Le système français d’autorisations administratives traverse une phase de mutation profonde sous l’influence de diverses forces transformatrices. La pression européenne en faveur de la libéralisation des activités économiques a progressivement érodé certains régimes d’autorisation préalable. La directive « Services » de 2006 a imposé un examen systématique de proportionnalité, conduisant à la substitution de nombreuses autorisations par des régimes déclaratifs plus souples. Cette tendance s’observe particulièrement dans le secteur commercial et les services non réglementés.
La transition numérique reconfigure les modalités pratiques d’instruction sans nécessairement simplifier le fond des exigences. La dématérialisation des procédures, généralisée depuis 2022 pour les autorisations d’urbanisme dans les communes de plus de 3500 habitants, modifie l’interface usager-administration. Le développement d’algorithmes d’aide à la décision soulève des questions inédites sur la transparence administrative et le contrôle humain des procédures automatisées. La fracture numérique crée parallèlement de nouvelles inégalités d’accès aux services publics.
L’émergence de l’administration délibérative transforme la conception même de l’autorisation. Le modèle vertical traditionnel cède progressivement la place à des processus plus participatifs intégrant consultation préalable, concertation et médiation. Cette évolution répond aux exigences démocratiques contemporaines mais complexifie paradoxalement les procédures en multipliant les parties prenantes. Les projets d’infrastructure illustrent cette tension entre efficacité décisionnelle et légitimité participative.
Le mouvement de décentralisation a redistribué les compétences entre État et collectivités territoriales, créant un paysage administratif fragmenté. L’enchevêtrement des responsabilités entre communes, intercommunalités, départements et régions génère des zones de confusion préjudiciables à la lisibilité du système. Les tentatives de clarification, comme la loi NOTRe de 2015, n’ont que partiellement résolu ces difficultés structurelles. La création d’autorités administratives indépendantes sectorielles ajoute une strate supplémentaire à cette architecture complexe.
Les impératifs de transition écologique transforment substantiellement le contenu des autorisations administratives. L’intégration systématique de considérations environnementales dans des secteurs traditionnellement autonomes (transport, énergie, agriculture) génère une hybridation normative. Les autorisations deviennent des instruments de pilotage des transitions sectorielles, intégrant des prescriptions techniques de plus en plus sophistiquées. Cette évolution témoigne du passage d’une logique binaire (autoriser/refuser) à une approche conditionnelle plus nuancée.

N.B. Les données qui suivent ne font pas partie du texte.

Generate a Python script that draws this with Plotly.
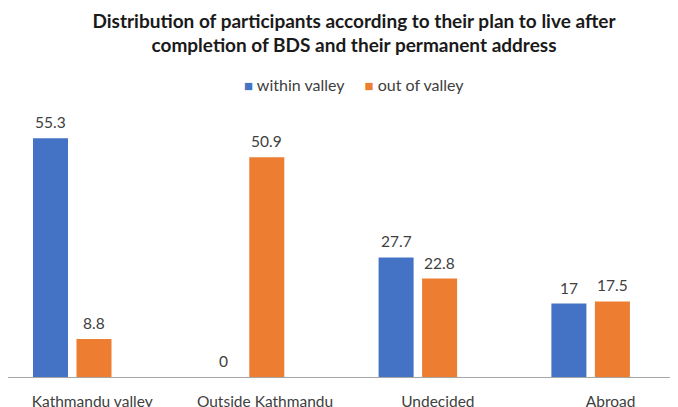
import plotly.graph_objects as go

categories = ["Kathmandu valley", "Outside Kathmandu", "Undecided", "Abroad"]
within_valley = [55.3, 0, 27.7, 17]
out_of_valley = [8.8, 50.9, 22.8, 17.5]
series_names = ["within valley", "out of valley"]
colors = ["#4472C4", "#ED7D31"]

title_text = ("Distribution of participants according to their plan to live after"
              "<br>completion of BDS and their permanent address")

FONT = "Lato, 'Open Sans', sans-serif"
W, H = 678, 407
T, B = 110, 37.5          # plot area top / bottom margins (px)
PLOT_H = H - T - B

fig = go.Figure()
for name, vals, col in zip(series_names, [within_valley, out_of_valley], colors):
    fig.add_trace(go.Bar(
        x=categories, y=vals, name=name, marker_color=col,
        marker_line_width=0, showlegend=False,
    ))

# data labels
annotations = []
for vals, shift in zip([within_valley, out_of_valley], [-21.75, 21.75]):
    for c, v in zip(categories, vals):
        annotations.append(dict(
            x=c, y=v, xref="x", yref="y", text=f"{v:g}", showarrow=False,
            xshift=shift, yshift=16, yanchor="middle",
            font=dict(family=FONT, size=15.5, color="#404040"),
        ))

# legend drawn as text
legend_txt = "     ".join(
    f"<span style='color:{c};font-size:15px'>■</span> {n}"
    for n, c in zip(series_names, colors)
)
annotations.append(dict(
    x=346 / W, y=1 + (T - 76) / PLOT_H,
    xref="paper", yref="paper", text=legend_txt,
    showarrow=False, xanchor="center", yanchor="middle",
    font=dict(family=FONT, size=16, color="#404040"),
))

fig.update_layout(
    width=W, height=H,
    margin=dict(l=0, r=0, t=T, b=B),
    paper_bgcolor="white", plot_bgcolor="white",
    barmode="group", bargap=0.4965, bargroupgap=0.195,
    title=dict(
        text=title_text, x=346 / W, xanchor="center", xref="container",
        y=1 - 19.5 / H, yref="container", yanchor="middle",
        font=dict(family=FONT, size=19, color="#1a1a1a", weight="bold"),
    ),
    annotations=annotations,
    font=dict(family=FONT, color="#404040"),
)
fig.update_xaxes(
    range=[-0.3718, 3.5518], showline=True, linecolor="#A6A6A6", linewidth=1,
    ticks="", showgrid=False, tickfont=dict(family=FONT, size=15.5, color="#404040"),
    ticklabelstandoff=10, ticklabelshift=20,
)
fig.update_yaxes(range=[0, 60], visible=False, showgrid=False)

fig.write_html("out.html")
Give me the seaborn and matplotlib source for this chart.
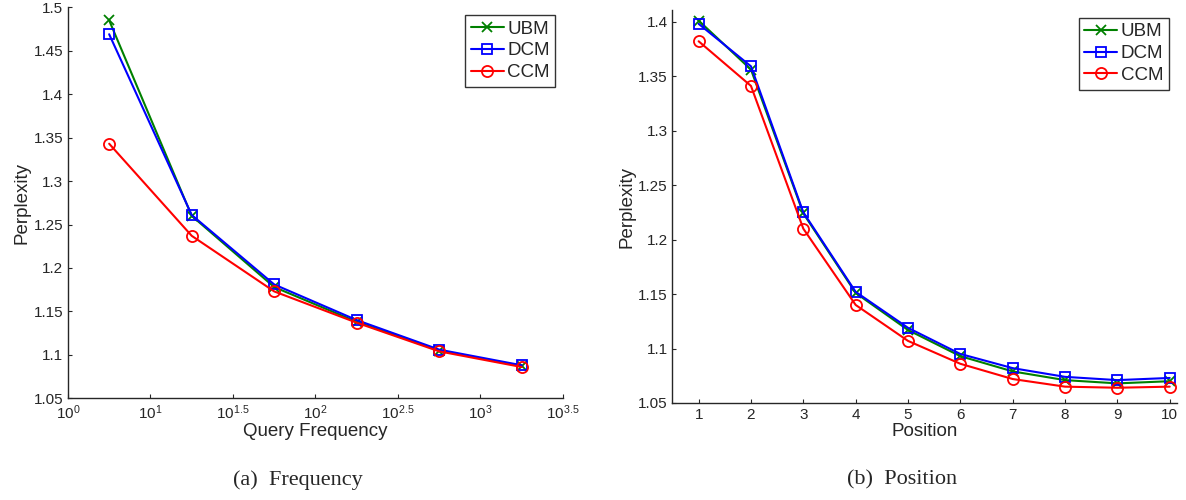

La recherche d’un nouvel équilibre entre sécurité juridique et adaptabilité constitue le défi central des réformes à venir. L’expérimentation de mécanismes innovants comme le rescrit administratif, l’autorisation provisoire ou le permis environnemental évolutif témoigne de cette quête d’un modèle conciliant prévisibilité pour les porteurs de projets et capacité d’adaptation aux enjeux émergents. La transformation du paradigme administratif français s’inscrit ainsi dans une réflexion plus large sur la gouvernance publique à l’ère des transitions multiples.